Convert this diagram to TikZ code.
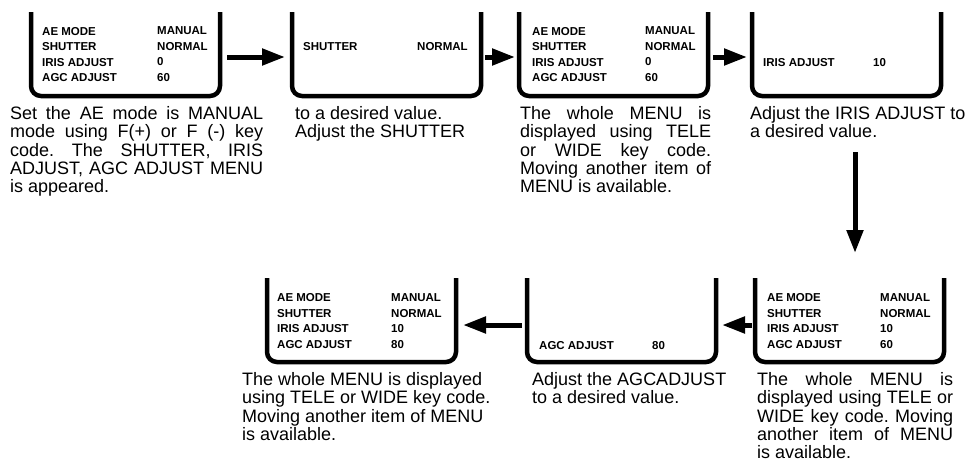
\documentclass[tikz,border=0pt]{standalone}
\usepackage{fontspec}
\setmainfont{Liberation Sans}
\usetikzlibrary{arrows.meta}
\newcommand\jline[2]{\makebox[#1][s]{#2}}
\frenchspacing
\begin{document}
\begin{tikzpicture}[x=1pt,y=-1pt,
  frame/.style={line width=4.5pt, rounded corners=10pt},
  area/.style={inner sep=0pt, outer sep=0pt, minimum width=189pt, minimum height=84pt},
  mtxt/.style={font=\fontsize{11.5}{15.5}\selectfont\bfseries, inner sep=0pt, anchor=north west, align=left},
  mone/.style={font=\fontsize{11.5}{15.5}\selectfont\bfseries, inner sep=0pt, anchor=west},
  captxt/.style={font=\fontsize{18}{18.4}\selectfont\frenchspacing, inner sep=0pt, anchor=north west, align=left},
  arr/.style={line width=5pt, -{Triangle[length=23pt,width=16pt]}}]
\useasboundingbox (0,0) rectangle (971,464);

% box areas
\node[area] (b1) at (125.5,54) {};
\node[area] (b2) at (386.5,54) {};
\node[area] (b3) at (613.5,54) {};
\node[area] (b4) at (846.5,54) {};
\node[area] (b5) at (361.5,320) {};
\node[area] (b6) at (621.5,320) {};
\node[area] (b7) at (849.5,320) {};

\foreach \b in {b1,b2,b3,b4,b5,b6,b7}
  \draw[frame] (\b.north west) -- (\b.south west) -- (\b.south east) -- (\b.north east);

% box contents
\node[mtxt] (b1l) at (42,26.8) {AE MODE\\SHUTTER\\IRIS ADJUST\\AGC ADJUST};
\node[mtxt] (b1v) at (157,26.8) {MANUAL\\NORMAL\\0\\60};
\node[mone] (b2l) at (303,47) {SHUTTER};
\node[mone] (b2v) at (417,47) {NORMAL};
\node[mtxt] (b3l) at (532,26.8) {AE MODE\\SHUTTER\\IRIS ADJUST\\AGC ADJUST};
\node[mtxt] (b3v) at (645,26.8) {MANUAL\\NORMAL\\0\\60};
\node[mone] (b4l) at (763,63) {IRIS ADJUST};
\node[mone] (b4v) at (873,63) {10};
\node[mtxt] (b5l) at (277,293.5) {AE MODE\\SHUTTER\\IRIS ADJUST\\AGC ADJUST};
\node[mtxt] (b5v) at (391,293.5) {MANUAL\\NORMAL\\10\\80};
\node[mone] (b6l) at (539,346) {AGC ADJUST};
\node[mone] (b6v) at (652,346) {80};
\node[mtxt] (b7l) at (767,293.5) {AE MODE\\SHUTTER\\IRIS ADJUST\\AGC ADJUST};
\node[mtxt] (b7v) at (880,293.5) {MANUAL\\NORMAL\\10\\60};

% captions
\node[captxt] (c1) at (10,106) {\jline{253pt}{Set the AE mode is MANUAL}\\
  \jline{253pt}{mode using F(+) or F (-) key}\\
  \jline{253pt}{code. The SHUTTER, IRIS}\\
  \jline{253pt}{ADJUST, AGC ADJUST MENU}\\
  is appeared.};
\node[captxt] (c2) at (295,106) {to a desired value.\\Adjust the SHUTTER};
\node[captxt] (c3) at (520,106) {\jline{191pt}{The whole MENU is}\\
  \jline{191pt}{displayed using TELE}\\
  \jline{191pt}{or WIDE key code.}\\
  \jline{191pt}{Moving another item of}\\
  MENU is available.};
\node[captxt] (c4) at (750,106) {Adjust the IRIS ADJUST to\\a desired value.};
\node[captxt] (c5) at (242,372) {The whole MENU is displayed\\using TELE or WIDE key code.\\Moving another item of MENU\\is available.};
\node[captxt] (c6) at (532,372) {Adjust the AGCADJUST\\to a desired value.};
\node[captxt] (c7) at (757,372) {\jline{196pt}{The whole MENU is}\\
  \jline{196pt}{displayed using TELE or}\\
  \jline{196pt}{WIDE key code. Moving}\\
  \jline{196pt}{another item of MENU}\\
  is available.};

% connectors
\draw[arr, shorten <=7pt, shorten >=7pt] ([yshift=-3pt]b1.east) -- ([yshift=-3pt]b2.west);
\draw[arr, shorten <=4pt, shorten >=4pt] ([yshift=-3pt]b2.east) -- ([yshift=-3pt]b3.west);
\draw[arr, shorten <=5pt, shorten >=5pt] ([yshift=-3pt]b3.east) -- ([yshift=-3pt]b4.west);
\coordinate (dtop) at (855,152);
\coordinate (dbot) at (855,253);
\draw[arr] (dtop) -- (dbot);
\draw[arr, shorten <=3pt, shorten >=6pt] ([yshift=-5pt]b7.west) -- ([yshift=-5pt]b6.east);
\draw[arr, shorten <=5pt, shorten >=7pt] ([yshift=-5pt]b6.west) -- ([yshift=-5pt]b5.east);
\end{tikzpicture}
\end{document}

- [Brief] Extract every line that has the string "code" in it.

- [The result]
Convert this diagram to TikZ code.
  \jline{253pt}{code. The SHUTTER, IRIS}\\
  \jline{191pt}{or WIDE key code.}\\
\node[captxt] (c5) at (242,372) {The whole MENU is displayed\\using TELE or WIDE key code.\\Moving another item of MENU\\is available.};
  \jline{196pt}{WIDE key code. Moving}\\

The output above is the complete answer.